State Tax and Default Strategies
State tax is the silent partner in every withdrawal. A retiree pulling $80,000 a year from a traditional 401(k) in New York hands over thousands more annually than the same retiree in Florida, which is why many retirees relocate to Florida for its lack of state income tax. The federal bill is fixed. The state bill is a choice.
For savers paralyzed by investment options, the show pointed to target date funds, named by retirement year like 2030, 2040, or 2050, which automatically rebalance from aggressive to conservative allocations as the saver approaches the target.

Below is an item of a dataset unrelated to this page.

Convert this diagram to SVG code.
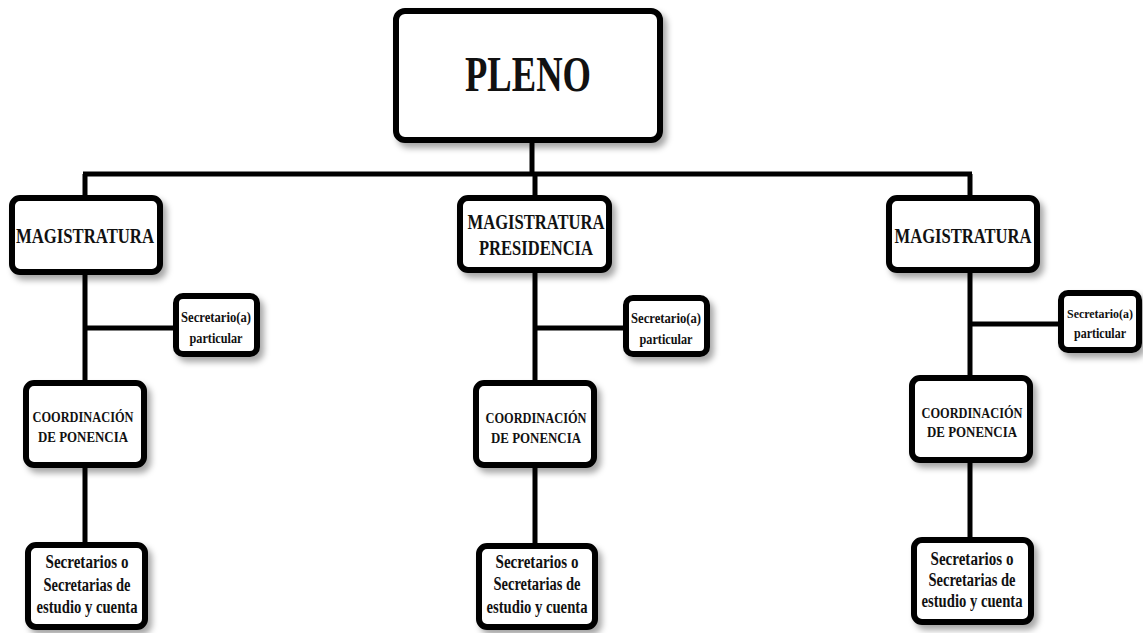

They are not optimal for everyone, but they beat sitting in cash.
What To Do This Week
- Log into your 401(k) and check whether your plan offers a Roth option. Many do, and most participants never toggle it on.
- Estimate your current marginal federal bracket using the 2026 brackets, then estimate your taxable income in retirement. If retirement income looks lower, keep contributing traditional. If it looks higher or uncertain, route new contributions to Roth.
- Run a withdrawal simulation: take your current pre-tax balance, assume a 4% annual draw, and apply your projected retirement bracket plus state tax. That number is your real retirement income.
- For any taxable brokerage positions sitting on gains, check the purchase date before selling. Crossing the one-year-and-a-day line changes the tax rate from ordinary income to 15% or 20%.
The balance on your 401(k) statement is a gross figure. Plan around the net.